Sparse Spectral Scene Understanding
Gaussian splatting-based semantic segmentation frameworks, such as Gaussian Grouping and LangSplat, utilize foundation models like Segment Anything to segment scenes. These methods enable precise and efficient open-vocabulary querying within 3D spaces. Our framework leverages Gaussian grouping for accurate semantic segmentation of spectral scenes, providing valuable information about regions visible in specific spectral ranges.
Spectral Renderers
Spectral rendering engines, such as ART, PBRT, and Mitsuba, simulate real-world spectral data. GPU-based spectral renderers, like Mitsuba 2 and PBRT v4, leverage GPU acceleration for faster computations. Our approach adopts a sparse spectral rendering technique using multi-view spectrum maps, enabling faster computations while preserving necessary information for realistic spectral scene rendering.
Methodology
Spectral Gaussian Splatting
We propose an end-to-end spectral Gaussian splatting approach that enables physically-based rendering, relighting, and semantic segmentation of a scene. Our method builds upon the Gaussian splatting architecture and leverages the Gaussian shader for accurate BRDF parameter and illumination estimation. By employing Gaussian grouping, we effectively group 3D Gaussian splats with similar semantic information.

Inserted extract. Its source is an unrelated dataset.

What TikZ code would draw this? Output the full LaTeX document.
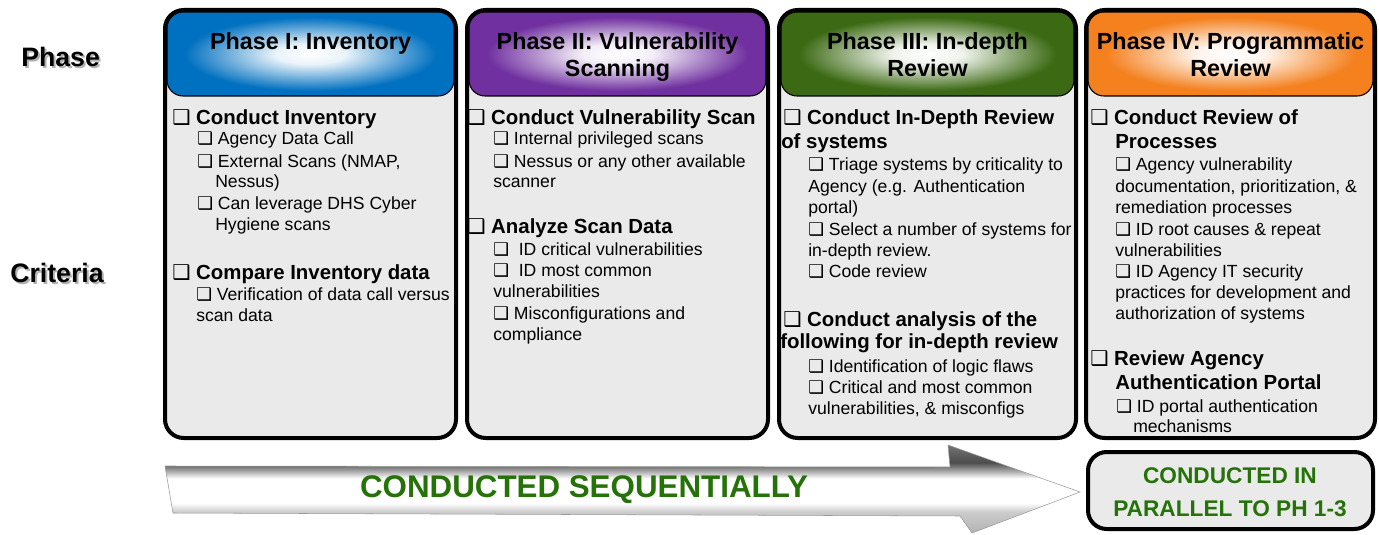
\documentclass[tikz,border=0pt]{standalone}
\usepackage{fontspec}
\setmainfont{Liberation Sans}
\newfontfamily\symfont{DejaVu Sans}
\usepackage{tikz}
\usetikzlibrary{positioning}

\definecolor{phblue}{RGB}{0,112,192}
\definecolor{phpurple}{RGB}{112,48,160}
\definecolor{phgreen}{RGB}{60,106,20}
\definecolor{phorange}{RGB}{244,128,30}
\definecolor{bodygray}{RGB}{234,234,234}
\definecolor{seqgreen}{RGB}{36,114,8}
\colorlet{glowcolor}{phblue}

\newcommand{\cb}{{\symfont\char"2751}}

\pgfdeclareradialshading[glowcolor]{glow}{\pgfpoint{0bp}{0bp}}{color(0bp)=(white); color(6bp)=(white!92!glowcolor); color(22bp)=(glowcolor); color(50bp)=(glowcolor)}
% y runs downwards here, so 0bp is the top of the arrow
\pgfdeclareverticalshading{arrowshade}{100bp}{color(0bp)=(black!30); color(25bp)=(black!30); color(37bp)=(black!20); color(42bp)=(white); color(56bp)=(white); color(61bp)=(black!40); color(65bp)=(black!70); color(75bp)=(black!55); color(100bp)=(black!55)}

\begin{document}
\begin{tikzpicture}[
  x=0.75pt,y=-0.75pt,
  frame/.style={line width=3pt,rounded corners=14pt},
  header/.style={draw=black,line width=0.8pt,rounded corners=12pt,
    /utils/exec={\colorlet{glowcolor}{#1}},shading=glow},
  title/.style={font=\bfseries\fontsize{17.5}{21}\selectfont,anchor=base,inner sep=0pt},
  crit/.style={font=\bfseries\fontsize{15.3}{18}\selectfont,anchor=base west,inner sep=0pt},
  sub/.style={font=\fontsize{13.2}{16}\selectfont,anchor=base west,inner sep=0pt},
  side/.style={font=\bfseries\fontsize{20}{24}\selectfont,anchor=base west,inner sep=0pt},
  banner/.style={font=\bfseries\fontsize{23.5}{28}\selectfont,text=seqgreen,anchor=base,inner sep=0pt},
  par/.style={font=\bfseries\fontsize{17}{20}\selectfont,text=seqgreen,anchor=base,inner sep=0pt}]
  \useasboundingbox (0,0) rectangle (1379,535);

  % row labels
  \node[side,text=black!30] (phase-s) at (23,69) {Phase};
  \node[side] (phase) at (21,67) {Phase};
  \node[side,text=black!30] (criteria-s) at (12,284) {Criteria};
  \node[side] (criteria) at (10,282) {Criteria};

  % the four phase columns
  \foreach \a/\b/\col in {165/456/phblue,467/768/phpurple,779/1076/phgreen,1086/1375/phorange}{
    \fill[frame,bodygray] (\a,10) rectangle (\b,438);
    \path[header=\col] (\a+2,12) rectangle (\b-2,96);
    \draw[frame] (\a,10) rectangle (\b,438);
  }
  \node[title] (t1) at (310.5,50) {Phase I: Inventory};
  \node[title] (t2a) at (617.5,50) {Phase II: Vulnerability};
  \node[title] (t2b) at (617.5,77) {Scanning};
  \node[title] (t3a) at (927.5,50) {Phase III: In-depth};
  \node[title] (t3b) at (927.5,77) {Review};
  \node[title] (t4a) at (1230.5,50) {Phase IV: Programmatic};
  \node[title] (t4b) at (1230.5,77) {Review};

  % phase I
  \foreach \x/\y/\t [count=\i] in {172/124/{\cb\ Conduct Inventory},
      172/279/{\cb\ Compare Inventory data}}
    \node[crit] (a\i) at (\x,\y) {\t};
  \foreach \x/\y/\t [count=\i] in {197/145/{\cb\ Agency Data Call},
      197/167/{\cb\ External Scans (NMAP,},215/187/{Nessus)},
      197/209/{\cb\ Can leverage DHS Cyber},215/230/{Hygiene scans},
      196/300/{\cb\ Verification of data call versus},196/321/{scan data}}
    \node[sub] (as\i) at (\x,\y) {\t};

  % phase II
  \foreach \x/\y/\t [count=\i] in {467/124/{\cb\ Conduct Vulnerability Scan},
      467/233/{\cb\ Analyze Scan Data}}
    \node[crit] (b\i) at (\x,\y) {\t};
  \foreach \x/\y/\t [count=\i] in {493/145/{\cb\ Internal privileged scans},
      493/167/{\cb\ Nessus or any other available},493/187/{scanner},
      493/255/{\cb\ \ ID critical vulnerabilities},493/276/{\cb\ \ ID most common},
      493/297/{vulnerabilities},493/319/{\cb\ Misconfigurations and},
      493/340/{compliance}}
    \node[sub] (bs\i) at (\x,\y) {\t};

  % phase III
  \foreach \x/\y/\t [count=\i] in {783/124/{\cb\ Conduct In-Depth Review},
      781/148/{of systems},783/326/{\cb\ Conduct analysis of the},
      780/348/{following for in-depth review}}
    \node[crit] (c\i) at (\x,\y) {\t};
  \foreach \x/\y/\t [count=\i] in {808/171/{\cb\ Triage systems by criticality to},
      808/192/{Agency (e.g. Authentication},808/213/{portal)},
      808/235/{\cb\ Select a number of systems for},808/256/{in-depth review.},
      808/277/{\cb\ Code review},808/372/{\cb\ Identification of logic flaws},
      808/393/{\cb\ Critical and most common},808/414/{vulnerabilities, \& misconfigs}}
    \node[sub] (cs\i) at (\x,\y) {\t};

  % phase IV
  \foreach \x/\y/\t [count=\i] in {1090/124/{\cb\ Conduct Review of},
      1115/148/{Processes},1090/365/{\cb\ Review Agency},
      1115/389/{Authentication Portal}}
    \node[crit] (d\i) at (\x,\y) {\t};
  \foreach \x/\y/\t [count=\i] in {1115/171/{\cb\ Agency vulnerability},
      1115/192/{documentation, prioritization, \&},1115/213/{remediation processes},
      1115/235/{\cb\ ID root causes \& repeat},1115/256/{vulnerabilities},
      1115/277/{\cb\ ID Agency IT security},1115/298/{practices for development and},
      1115/319/{authorization of systems},1116/412/{\cb\ ID portal authentication},
      1133/432/{mechanisms}}
    \node[sub] (ds\i) at (\x,\y) {\t};

  % sequence arrow and parallel box
  \path[shading=arrowshade,draw=black!40,line width=0.4pt]
    (165,466) -- (950,467) -- (948,445) -- (1080,492) -- (972,533)
    -- (960,516) -- (173,513) -- cycle;
  \node[banner] (seq) at (584,497) {CONDUCTED SEQUENTIALLY};
  \draw[frame,fill=bodygray] (1088,452) rectangle (1373,529);
  \node[par] (par1) at (1230,483) {CONDUCTED IN};
  \node[par] (par2) at (1230,516) {PARALLEL TO PH 1-3};
\end{tikzpicture}
\end{document}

Our framework uses a Spectral Gaussian model to predict BRDF parameters, distilled feature fields, and light per spectrum from multi-view spectrum maps. This combination enhances BRDF estimation by incorporating spectral information, supporting applications in material recognition, spectral analysis, reflectance estimation, segmentation, illumination correction, and inpainting.
Spectral Appearance Modelling
To support material editing and relighting, we use an enhanced representation of appearance by replacing spherical harmonic coefficients with a shading function. This function incorporates diffuse color, roughness, specular tint, normal information, and a differentiable environment light map to model direct lighting. The rendered color per spectrum of a Gaussian sphere is computed by considering its diffuse color, specular tint, direct specular light, normal vector, and roughness.

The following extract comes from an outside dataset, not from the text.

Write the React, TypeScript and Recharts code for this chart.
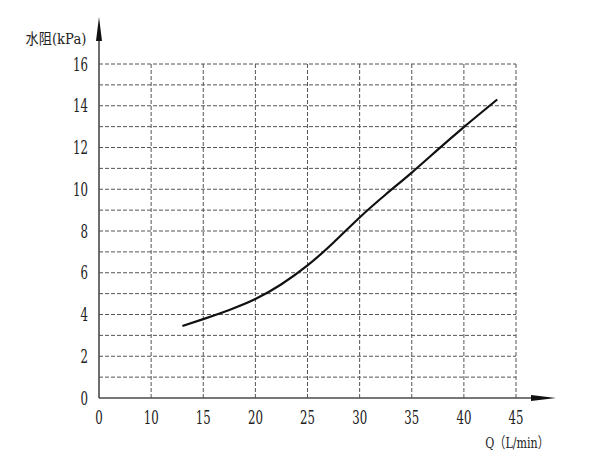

Spectral Semantic Scene Representation
Per-spectrum segmentation maps enable sparse scene representation, allowing detailed identification of specific regions of interest and detection of attributes like material composition or texture. These maps are beneficial for tasks like inpainting and statue restoration, where spectral information is crucial for accurate results. Our framework utilizes the Gaussian grouping method to generate per-spectrum segmentation of the splats, ensuring consistent mask identities across different views.
Combined (Semantic and Appearance) Spectral Model
Combined with the original 3D Gaussian loss on image rendering, the total loss per spectra for fully end-to-end training is given by:
[ L_{\text{render}\lambda} = (1 – \gamma)L_{1\lambda} + \gamma \cdot L_{\text{D-SSIM}\lambda} + \gamma_{2d\lambda}L_{2d\lambda} + \gamma_{3d}L_{3d\lambda} ]

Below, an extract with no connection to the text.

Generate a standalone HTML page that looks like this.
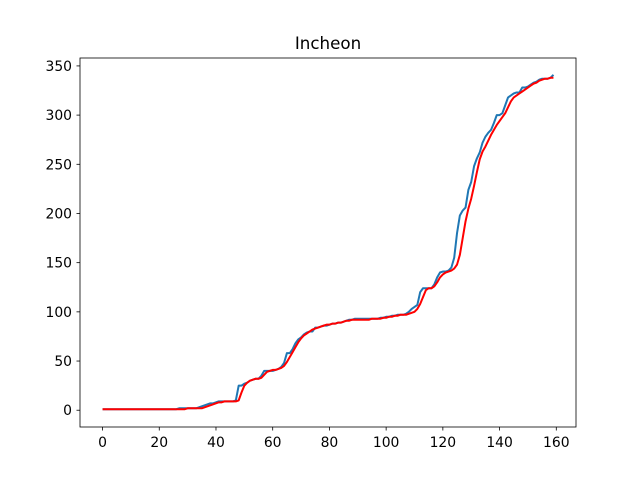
<!DOCTYPE html>
<html><head><meta charset="utf-8"><style>
body{margin:0;background:#fff}
svg text{font-family:"DejaVu Sans","Liberation Sans",sans-serif;font-size:13.9px;fill:#000}
</style></head><body>
<svg id="chart" width="640" height="480" xmlns="http://www.w3.org/2000/svg">
<rect width="640" height="480" fill="#fff"/>
<text x="328" y="49" text-anchor="middle" style="font-size:16.7px">Incheon</text>
<g id="grid"></g>
<g id="lines"></g>
<rect x="80" y="58" width="496" height="369" fill="none" stroke="#000" stroke-width="0.8"/>
</svg>
<script>
const xTicks=[0,20,40,60,80,100,120,140,160];
const yTicks=[0,50,100,150,200,250,300,350];
const blue=[1,1,1,1,1,1,1,1,1,1,
1,1,1,1,1,1,1,1,1,1,
1,1,1,1,1,1,1,2,2,2,
2,2,2,2,3,4,5,6,7,7,
8,9,9,9,9,9,9,10,25,25,
27,28,30,31,32,32,35,40,40,40,
40,41,42,44,48,58,58,62,68,72,
74,77,79,80,80,84,84,85,86,86,
87,88,88,89,89,90,91,92,92,93,
93,93,93,93,93,93,93,93,94,94,
95,95,96,96,97,97,97,98,100,103,
105,107,120,124,124,124,124,128,135,140,
141,141,142,145,155,180,198,203,206,224,
232,248,256,262,272,278,282,285,292,300,
300,302,310,318,320,322,323,323,328,328,
329,331,333,334,336,337,337,337,338,341];
const red=[1,1,1,1,1,1,1,1,1,1,
1,1,1,1,1,1,1,1,1,1,
1,1,1,1,1,1,1,1,1,1,
2,2,2,2,2,2,3,4,5,6,
7,8,8,9,9,9,9,9,10,18,
25,28,30,31,32,32,33,36,39,40,
41,41,42,43,45,49,54,59,64,69,
73,76,78,80,82,83,84,85,86,87,
87,88,88,89,89,90,91,91,92,92,
92,92,92,92,92,93,93,93,93,94,
94,95,95,96,96,97,97,97,98,99,
100,103,108,115,122,124,124,126,130,135,
138,140,141,142,144,148,158,175,192,205,
215,228,242,255,263,268,274,280,285,290,
294,298,302,308,314,318,320,322,324,326,
328,330,332,333,335,336,337,337,338,338];
const X=v=>80+(v+7.95)*496/174.9;
const Y=v=>427-(v+17.05)*369/375.1;
const ns="http://www.w3.org/2000/svg";
const g=document.getElementById('grid');
function mk(t,a,p){const e=document.createElementNS(ns,t);for(const k in a)e.setAttribute(k,a[k]);p.appendChild(e);return e;}
xTicks.forEach(v=>{
 const l=mk('line',{x1:X(v),x2:X(v),y1:427,y2:430.5,stroke:'#000','stroke-width':0.8},g);
 
 
 const t=mk('text',{x:X(v),y:447,'text-anchor':'middle'},g);t.textContent=v;
 
 
});
yTicks.forEach(v=>{
 const l=mk('line',{x1:76.5,x2:80,y1:Y(v),y2:Y(v),stroke:'#000','stroke-width':0.8},g);
 
 
 const t=mk('text',{x:72,y:Y(v)+5,'text-anchor':'end'},g);t.textContent=v;
 
 
});
const L=document.getElementById('lines');
function line(d,c,n){
 const p=mk('polyline',{points:d.map((v,i)=>X(i).toFixed(2)+','+Y(v).toFixed(2)).join(' '),fill:'none',stroke:c,'stroke-width':2,'stroke-linejoin':'round'},L);
 
 
}
line(blue,'#1f77b4','actual-series-line');
line(red,'#ff0000','smoothed-series-line');
</script>
</body></html>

The total loss is given by:
[ L_{\text{render}\text{total}} = \sum_{\lambda=1}^{n\lambda} L_{\text{render}\lambda} ]
Spectral Scene Editing
Our framework extends scene editing techniques into the spectral domain, enabling object deletion, in-painting, and style-transfer. By leveraging semantic information present in any of the spectrum maps, we can achieve precise and context-aware modifications. This capability is particularly significant in fields like cultural heritage, where retrieving color information from specific spectral bands enables accurate restoration of missing color details throughout the full spectrum.
Experiments
Baseline Techniques Used for Comparison
We compare our approach with several state-of-the-art variants of Neural Radiance Fields (NeRF) and Gaussian splatting techniques, as well as their extensions to the spectral domain.
Datasets
We use synthetic and real-world multi-spectral videos for comparison with SpectralNeRF. Additionally, we conduct a comparative analysis using the cross-spectral NeRF dataset and create a synthetic multi-spectral dataset from the shiny Blender dataset and synthetic NeRF dataset.
Implementation Details
Evaluations were conducted on an Nvidia RTX 3090 graphics card. We used a total of 30,000 iterations for most scenes, except for specific scenes where we used 40,000 iterations.
Quantitative Analysis
Quantitative analysis was performed on all datasets, computing PSNR, SSIM, and LPIPS for all camera views. Our method outperforms existing spectral methods for both multi-spectral and cross-spectral data.
Qualitative Analysis
We conducted a qualitative comparison between our method and Cross-spectral NeRF using the dino and penguin datasets. Our method demonstrates superior performance in reconstructing scene appearance and accurate rendering of specular effects.
Ablation Study
We conducted ablations by eliminating the warm-up iterations introduced to enhance reflectance and light estimations. The results indicate that incorporating information from other spectra leads to improved performance metrics for the rendered output.
Limitations
Our framework requires co-registered spectrum maps, which can be complex and time-intensive. Additionally, the shading model used is fixed. Future research can explore integrating alternative deep learning algorithms for end-to-end training of non-co-registered spectrum maps and improving encoding methods to accommodate a larger number of spectra.
Conclusion
We presented 3D Spectral Gaussian Splatting, a cross-spectral rendering framework that generates realistic and semantically meaningful splats from registered multi-view spectrum and segmentation maps. Our approach enhances scene representation by incorporating multiple spectra, providing valuable insights into material properties and segmentation. Future work can focus on improving the accuracy of lighting and reflectance estimation and integrating a registration process for end-to-end training of non-co-registered spectrum maps.